Understanding the Head and Shoulders Pattern: A Reliable Reversal Signal

Understanding the Head and Shoulders Pattern: A Reliable Reversal Signal 

The head and shoulders pattern is one of the most reliable reversal patterns in technical analysis. It is characterized by three peaks, with the middle peak (head) being the highest and the two outer peaks (shoulders) being lower and roughly equal. This pattern signals a bearish reversal when the price breaks below the neckline. Conversely, the inverse head and shoulders pattern signals a bullish reversal when the price breaks above the neckline. Here’s a step-by-step guide on identifying and trading the head and shoulders pattern: 

Identifying a Head and Shoulders Pattern 

  1. Three Peaks: The pattern consists of three peaks. The middle peak, known as the head, is the highest, while the two outer peaks, known as the shoulders, are lower and roughly equal in height. 

  1. Neckline: The neckline is a critical support level drawn by connecting the lows of the two troughs between the head and shoulders. This line may be horizontal or slightly sloped. 

  1. Volume: Volume typically decreases as the pattern forms, with a significant increase in volume often accompanying the breakout below the neckline, confirming the reversal. 

  1. Bearish Reversal: The head and shoulders pattern is a reliable bearish reversal signal. The pattern is confirmed when the price breaks below the neckline, indicating a trend reversal from bullish to bearish. 

Trading a Head and Shoulders Pattern 

  1. Entry Point: The ideal entry point is when the price breaks below the neckline with increased volume, confirming the bearish reversal. Enter a short position as soon as the breakout is confirmed. 

  1. Volume Confirmation: Ensure that the breakout is accompanied by a surge in volume, which confirms the strength of the reversal. 

  1. Stop-loss: Set a stop-loss above the right shoulder to protect against a failed breakout and minimize potential losses. 

  1. Target Price: Estimate the target price by measuring the distance from the head to the neckline and projecting this distance downward from the breakout point. 

Identifying an Inverse Head and Shoulders Pattern 

  1. Three Troughs: The inverse head and shoulders pattern consists of three troughs. The middle trough, known as the head, is the lowest, while the two outer troughs, known as the shoulders, are higher and roughly equal in depth. 

  1. Neckline: The neckline acts as a critical resistance level and is drawn by connecting the highs of the two peaks between the head and shoulders. 

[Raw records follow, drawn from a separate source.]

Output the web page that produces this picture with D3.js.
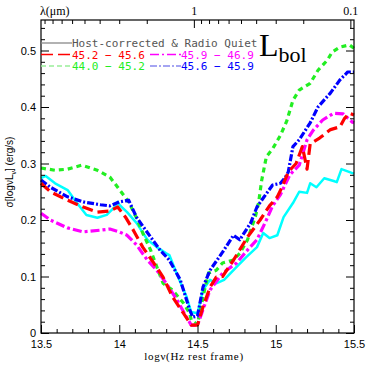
<!DOCTYPE html>
<html>
<head>
<meta charset="utf-8">
<script src="https://cdn.jsdelivr.net/npm/d3@7"></script>
<style>
  body { margin: 0; background: #fff; }
  svg { display: block; }
</style>
</head>
<body>
<svg id="chart" width="374" height="374"></svg>
<script>
// series: [log nu, sigma]
const cyanData = [[13.5,0.274],[13.53,0.278],[13.59,0.265],[13.67,0.253],[13.73,0.23],[13.79,0.209],[13.86,0.204],[13.92,0.209],[13.97,0.223],[13.99,0.232],[14.0,0.227],[14.05,0.214],[14.11,0.195],[14.18,0.165],[14.24,0.152],[14.3,0.141],[14.32,0.138],[14.37,0.103],[14.43,0.064],[14.46,0.037],
  [14.5,0.035],[14.535,0.076],[14.58,0.094],[14.62,0.088],[14.67,0.094],[14.75,0.117],[14.81,0.134],[14.88,0.152],[14.92,0.177],[14.96,0.168],[15.01,0.173],[15.05,0.205],[15.11,0.23],[15.15,0.25],[15.2,0.248],[15.22,0.265],[15.26,0.258],[15.31,0.274],[15.37,0.269],[15.39,0.267],[15.42,0.29],[15.49,0.283],[15.5,0.282]];
const blueData = [[13.5,0.271],[13.56,0.258],[13.67,0.241],[13.77,0.232],[13.88,0.227],[13.94,0.225],[14.0,0.232],[14.06,0.235],[14.11,0.205],[14.2,0.17],[14.26,0.147],[14.32,0.129],[14.39,0.094],[14.45,0.041],[14.47,0.028],
  [14.5,0.03],[14.535,0.081],[14.58,0.111],[14.66,0.143],[14.73,0.173],[14.77,0.165],[14.84,0.195],[14.88,0.223],[14.92,0.239],[14.98,0.262],[15.03,0.265],[15.06,0.275],[15.08,0.285],[15.11,0.33],[15.15,0.342],[15.22,0.372],[15.27,0.40],[15.35,0.425],[15.41,0.448],[15.46,0.462],[15.5,0.462]];
const greenData = [[13.5,0.292],[13.59,0.288],[13.67,0.29],[13.76,0.297],[13.86,0.288],[13.94,0.276],[13.99,0.258],[14.06,0.232],[14.11,0.204],[14.15,0.177],[14.2,0.147],[14.24,0.117],[14.28,0.088],[14.34,0.076],[14.41,0.053],[14.45,0.035],[14.46,0.023],
  [14.5,0.015],[14.54,0.07],[14.57,0.106],[14.62,0.111],[14.66,0.124],[14.73,0.129],[14.77,0.141],[14.82,0.165],[14.84,0.182],[14.87,0.206],[14.89,0.23],[14.91,0.27],[14.94,0.312],[14.98,0.326],[15.03,0.35],[15.07,0.375],[15.11,0.412],[15.15,0.43],[15.22,0.442],[15.27,0.465],[15.33,0.483],[15.36,0.497],[15.41,0.506],[15.47,0.51],[15.5,0.504]];
const redData = [[13.5,0.265],[13.56,0.25],[13.67,0.235],[13.77,0.223],[13.86,0.214],[13.94,0.216],[13.99,0.223],[14.04,0.205],[14.09,0.182],[14.15,0.152],[14.22,0.124],[14.28,0.099],[14.34,0.064],[14.41,0.035],[14.46,0.014],
  [14.5,0.014],[14.535,0.046],[14.58,0.081],[14.62,0.099],[14.66,0.1],[14.73,0.129],[14.82,0.17],[14.9,0.2],[14.96,0.225],[15.01,0.241],[15.04,0.258],[15.08,0.285],[15.13,0.3],[15.17,0.33],[15.2,0.29],[15.22,0.335],[15.28,0.345],[15.35,0.36],[15.41,0.365],[15.44,0.38],[15.47,0.389],[15.5,0.386]];
const magentaData = [[13.5,0.212],[13.56,0.2],[13.67,0.186],[13.77,0.179],[13.88,0.182],[13.94,0.184],[14.0,0.179],[14.05,0.173],[14.11,0.156],[14.18,0.129],[14.24,0.111],[14.3,0.088],[14.37,0.058],[14.43,0.028],[14.46,0.014],
  [14.5,0.014],[14.58,0.076],[14.66,0.106],[14.75,0.124],[14.82,0.147],[14.88,0.165],[14.94,0.2],[14.98,0.225],[15.03,0.245],[15.09,0.28],[15.15,0.297],[15.2,0.342],[15.24,0.359],[15.3,0.377],[15.37,0.389],[15.43,0.388],[15.49,0.373],[15.5,0.372]];

const xTicks = [13.5, 14, 14.5, 15, 15.5];
const xTickLabels = ["13.5", "14", "14.5", "15", "15.5"];
const yTicks = [0, 0.1, 0.2, 0.3, 0.4, 0.5];
const yTickLabels = ["0", "0.1", "0.2", "0.3", "0.4", "0.5"];
const lambdaMajor = [1, 0.1];
const lambdaLabels = ["1", "0.1"];
const lambdaMinor = [9, 8, 7, 6, 5, 4, 3, 2, 0.9, 0.8, 0.7, 0.6, 0.5, 0.4, 0.3, 0.2];

const margin = { top: 20, right: 20, bottom: 41, left: 41 };
const width = 374 - margin.left - margin.right;
const height = 374 - margin.top - margin.bottom;

const svgEl = d3.select("#chart");
const svg = svgEl.append("g").attr("transform", `translate(${margin.left},${margin.top})`);

const scaleX = d3.scaleLinear().domain([13.5, 15.5]).range([0, width]);
const scaleY = d3.scaleLinear().domain([0, 0.554]).range([height, 0]);
// lambda in micron -> log nu
const lamToNu = l => Math.log10(2.998e14 / l);

const line = d3.line().x(d => scaleX(d[0])).y(d => scaleY(d[1]));

// Curves
const series = [
  { data: cyanData, color: "#00ffff", width: 2.5, dash: null },
  { data: greenData, color: "#22ee22", width: 3.2, dash: "5,4" },
  { data: blueData, color: "#0000ff", width: 3.2, dash: "7,2,2,2" },
  { data: magentaData, color: "#ff00ff", width: 3.2, dash: "9,3,3,3" },
  { data: redData, color: "#ff0000", width: 3.2, dash: "11,5" }
];
series.forEach(s => {
  svg.append("path")
    .datum(s.data)
    .attr("d", line)
    .attr("fill", "none")
    .attr("stroke", s.color)
    .attr("stroke-width", s.width)
    .attr("stroke-dasharray", s.dash)
    .attr("stroke-linejoin", "round");
});

// Frame
svg.append("rect")
  .attr("x", 0).attr("y", 0)
  .attr("width", width).attr("height", height)
  .attr("fill", "none").attr("stroke", "#000").attr("stroke-width", 1.2);

// Bottom axis (inward ticks)
const xMinor = d3.range(13.5, 15.51, 0.1).filter(v => Math.abs(v * 2 - Math.round(v * 2)) > 0.01);
svg.append("g")
  .attr("transform", `translate(0,${height})`)
  .call(d3.axisBottom(scaleX).tickValues(xTicks).tickSize(-8).tickFormat((d, i) => xTickLabels[i]))
  .call(g => g.select(".domain").remove())
  .call(g => g.selectAll("text").attr("dy", 12).attr("font-family", "Liberation Sans, Arial").attr("font-size", 11));
svg.append("g")
  .attr("transform", `translate(0,${height})`)
  .call(d3.axisBottom(scaleX).tickValues(xMinor).tickSize(-4).tickFormat(""))
  .call(g => g.select(".domain").remove());

// Top axis: lambda (micron)
svg.append("g")
  .call(d3.axisTop(scaleX).tickValues(lambdaMajor.map(lamToNu)).tickSize(-8).tickFormat((d, i) => lambdaLabels[i]))
  .call(g => g.select(".domain").remove())
  .call(g => g.selectAll("text").attr("dy", -2).attr("font-family", "Liberation Serif, Times").attr("font-size", 12));
svg.append("g")
  .call(d3.axisTop(scaleX).tickValues(lambdaMinor.map(lamToNu)).tickSize(-4).tickFormat(""))
  .call(g => g.select(".domain").remove());

// Left and right axes
const yMinor = d3.range(0, 0.55, 0.02).filter(v => Math.abs(v * 10 - Math.round(v * 10)) > 0.01);
svg.append("g")
  .call(d3.axisLeft(scaleY).tickValues(yTicks).tickSize(-8).tickFormat((d, i) => yTickLabels[i]))
  .call(g => g.select(".domain").remove())
  .call(g => g.selectAll("text").attr("dx", -2).attr("font-family", "Liberation Sans, Arial").attr("font-size", 11));
svg.append("g")
  .call(d3.axisLeft(scaleY).tickValues(yMinor).tickSize(-4).tickFormat(""))
  .call(g => g.select(".domain").remove());
svg.append("g")
  .attr("transform", `translate(${width},0)`)
  .call(d3.axisRight(scaleY).tickValues(yTicks).tickSize(-8).tickFormat(""))
  .call(g => g.select(".domain").remove());
svg.append("g")
  .attr("transform", `translate(${width},0)`)
  .call(d3.axisRight(scaleY).tickValues(yMinor).tickSize(-4).tickFormat(""))
  .call(g => g.select(".domain").remove());

svg.selectAll(".tick line").attr("stroke", "#000").attr("stroke-width", 1);

// Axis titles
svgEl.append("text")
  .attr("x", 194).attr("y", 360)
  .attr("text-anchor", "middle")
  .attr("font-family", "Liberation Serif, Times").attr("font-size", 11)
  .attr("letter-spacing", 0.7)
  .text("log\u03BD(Hz rest frame)");

const yl = svgEl.append("text")
  .attr("transform", `translate(13,172) rotate(-90)`)
  .attr("text-anchor", "middle")
  .attr("font-family", "Liberation Sans, Arial").attr("font-size", 10);
yl.append("tspan").text("\u03C3[log\u03BDL");
yl.append("tspan").attr("font-size", 7).attr("dy", 3).text("\u03BD");
yl.append("tspan").attr("dy", -3).text("] (erg/s)");

svgEl.append("text")
  .attr("x", 40).attr("y", 15)
  .attr("font-family", "Liberation Serif, Times").attr("font-size", 12)
  .text("\u03BB(\u03BCm)");

// Legend
const legendRows = [
  { label: "Host-corrected & Radio Quiet", color: "#555", dash: null, w: 1.3, x: 0, row: 0, lineColor: "#888" },
  { label: "45.2 \u2212 45.6", color: "#ff0000", dash: "12,5", w: 1.3, x: 0, row: 1 },
  { label: "45.9 \u2212 46.9", color: "#ff00ff", dash: "9,3,2,3", w: 1.3, x: 109, row: 1 },
  { label: "44.0 \u2212 45.2", color: "#22ee22", dash: "5,3", w: 1.3, x: 0, row: 2, lineColor: "#99ee99" },
  { label: "45.6 \u2212 45.9", color: "#0000ff", dash: "7,2,2,2", w: 1.3, x: 109, row: 2, lineColor: "#8888ee" }
];
const legend = svgEl.append("g").attr("transform", `translate(${margin.left},43)`);
legendRows.forEach(r => {
  const gy = r.row * 11.5;
  legend.append("line")
    .attr("x1", r.x).attr("x2", r.x + 31)
    .attr("y1", gy).attr("y2", gy)
    .attr("stroke", r.lineColor || r.color)
    .attr("stroke-width", r.w)
    .attr("stroke-dasharray", r.dash);
  legend.append("text")
    .attr("x", r.x + 31).attr("y", gy + 4)
    .attr("fill", r.color)
    .attr("font-family", "DejaVu Sans Mono, monospace").attr("font-size", 11)
    .text(r.label);
});

const lbol = svgEl.append("text")
  .attr("x", 259).attr("y", 56)
  .attr("font-family", "Liberation Serif, Times").attr("font-size", 32);
lbol.append("tspan").text("L");
lbol.append("tspan").attr("font-size", 22).attr("dy", 6).text("bol");
</script>
</body>
</html>
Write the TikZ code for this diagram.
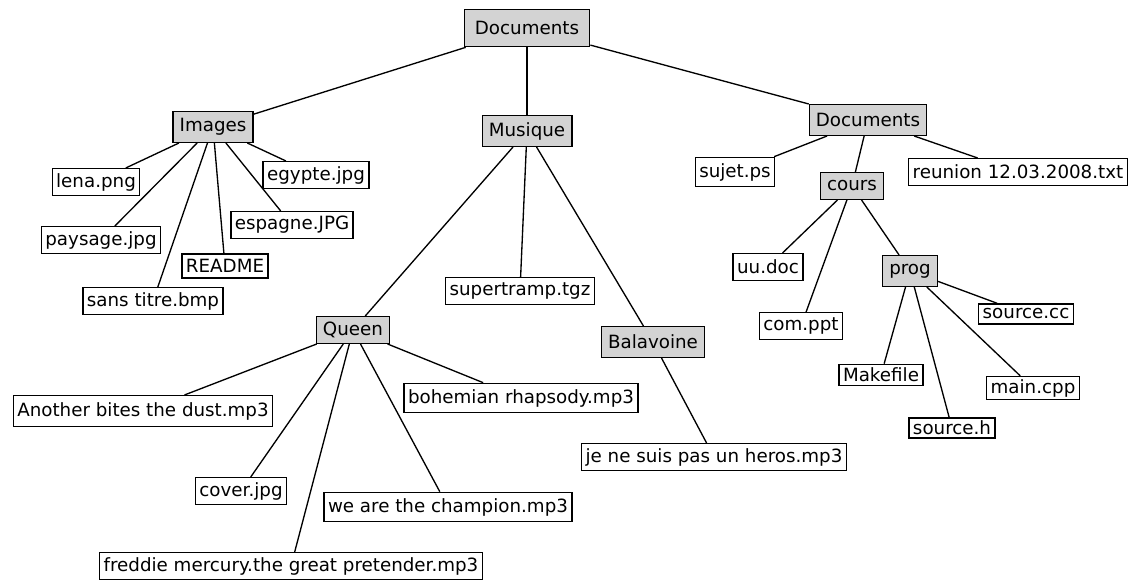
\documentclass[tikz,border=0pt]{standalone}
\usepackage{fontspec}
\setmainfont{DejaVu Sans}
\usepackage{xcolor}
\definecolor{dirgray}{RGB}{211,211,211}

\begin{document}
\begin{tikzpicture}[x=0.75pt, y=-0.75pt,
    file/.style={draw, line width=1pt, inner xsep=3pt, inner ysep=2pt, minimum height=20pt, font=\fontsize{13.7}{16}\selectfont},
    folder/.style={file, fill=dirgray, inner xsep=5pt, minimum height=23pt},
    link/.style={line width=1pt}]

    \useasboundingbox (0,0) rectangle (1133,580);

    % Draw folders
    \node (root) [folder, inner xsep=8pt, minimum height=28pt] at (527,28) {Documents};
    \node (images) [folder] at (213,127) {Images};
    \node (musique) [folder] at (527,131) {Musique};
    \node (docs) [folder] at (868,120) {Documents};
    \node (cours) [folder, minimum height=20pt] at (852,186) {cours};
    \node (prog) [folder] at (910,271) {prog};
    \node (queen) [folder, minimum height=20pt] at (353,330) {Queen};
    \node (balavoine) [folder] at (653,342) {Balavoine};

    % Draw files
    \node (lena) [file] at (96,182) {lena.png};
    \node (paysage) [file] at (101,240) {paysage.jpg};
    \node (sanstitre) [file] at (153,301) {sans titre.bmp};
    \node (readme) [file, minimum height=18pt] at (225,266) {README};
    \node (espagne) [file] at (292,225) {espagne.JPG};
    \node (egypte) [file] at (316,175) {egypte.jpg};
    \node (supertramp) [file] at (520,291) {supertramp.tgz};
    \node (sujet) [file, minimum height=22pt] at (735,172) {sujet.ps};
    \node (reunion) [file] at (1018,172) {reunion 12.03.2008.txt};
    \node (uudoc) [file] at (768,267) {uu.doc};
    \node (comppt) [file] at (801,326) {com.ppt};
    \node (sourcecc) [file, minimum height=15pt] at (1026,314) {source.cc};
    \node (makefile) [file, minimum height=16pt] at (881,375) {Makefile};
    \node (maincpp) [file, minimum height=16pt] at (1033,388) {main.cpp};
    \node (sourceh) [file, minimum height=15pt] at (952,428) {source.h};
    \node (another) [file, minimum height=23pt] at (143,411) {Another bites the dust.mp3};
    \node (bohemian) [file, minimum height=22pt] at (521,398) {bohemian rhapsody.mp3};
    \node (herosmp3) [file] at (714,457) {je ne suis pas un heros.mp3};
    \node (cover) [file] at (241,491) {cover.jpg};
    \node (champion) [file, minimum height=22pt] at (448,507) {we are the champion.mp3};
    \node (freddie) [file] at (291,566) {freddie mercury.the great pretender.mp3};

    % Draw links
    \draw[link] (root) -- (images);
    \draw[link] (root) -- (musique);
    \draw[link] (root) -- (docs);
    \draw[link] (images) -- (lena);
    \draw[link] (images) -- (paysage);
    \draw[link] (images) -- (sanstitre);
    \draw[link] (images) -- (readme);
    \draw[link] (images) -- (espagne);
    \draw[link] (images) -- (egypte);
    \draw[link] (musique) -- (queen);
    \draw[link] (musique) -- (supertramp);
    \draw[link] (musique) -- (balavoine);
    \draw[link] (queen) -- (another);
    \draw[link] (queen) -- (cover);
    \draw[link] (queen) -- (freddie);
    \draw[link] (queen) -- (champion);
    \draw[link] (queen) -- (bohemian);
    \draw[link] (balavoine) -- (herosmp3);
    \draw[link] (docs) -- (sujet);
    \draw[link] (docs) -- (cours);
    \draw[link] (docs) -- (reunion);
    \draw[link] (cours) -- (uudoc);
    \draw[link] (cours) -- (comppt);
    \draw[link] (cours) -- (prog);
    \draw[link] (prog) -- (makefile);
    \draw[link] (prog) -- (sourceh);
    \draw[link] (prog) -- (maincpp);
    \draw[link] (prog) -- (sourcecc);

\end{tikzpicture}
\end{document}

  1. Volume: Volume typically decreases as the pattern forms, with a significant increase in volume often accompanying the breakout above the neckline, confirming the reversal. 

  1. Bullish Reversal: The inverse head and shoulders pattern is a reliable bullish reversal signal. The pattern is confirmed when the price breaks above the neckline, indicating a trend reversal from bearish to bullish. 

Trading an Inverse Head and Shoulders Pattern 

  1. Entry Point: The ideal entry point is when the price breaks above the neckline with increased volume, confirming the bullish reversal. Enter a long position as soon as the breakout is confirmed. 

  1. Volume Confirmation: Ensure that the breakout is accompanied by a surge in volume, which confirms the strength of the reversal. 

  1. Stop-loss: Set a stop-loss below the right shoulder to protect against a failed breakout and minimize potential losses. 

  1. Target Price: Estimate the target price by measuring the distance from the head to the neckline and projecting this distance upward from the breakout point. 

Example 

Consider a stock that has formed a head and shoulders pattern with peaks at $120, $130, and $125, with a neckline around $115. The price breaks below the neckline at $115 with increased volume, signaling a bearish reversal. A trader might enter a short position at $114, set a stop-loss at $121 (above the right shoulder), and project a target price based on the height of the pattern. 

Conversely, imagine a stock forming an inverse head and shoulders pattern with troughs at $50, $40, and $45, with a neckline around $55. The price breaks above the neckline at $55 on increased volume, signalling a bullish reversal. A trader might enter a long position at $56, set a stop-loss at $49 (below the right shoulder), and project a target price based on the depth of the pattern. 

By recognizing and effectively trading head and shoulder patterns, traders can take advantage of significant trend reversals, optimizing their trading strategies for better outcomes.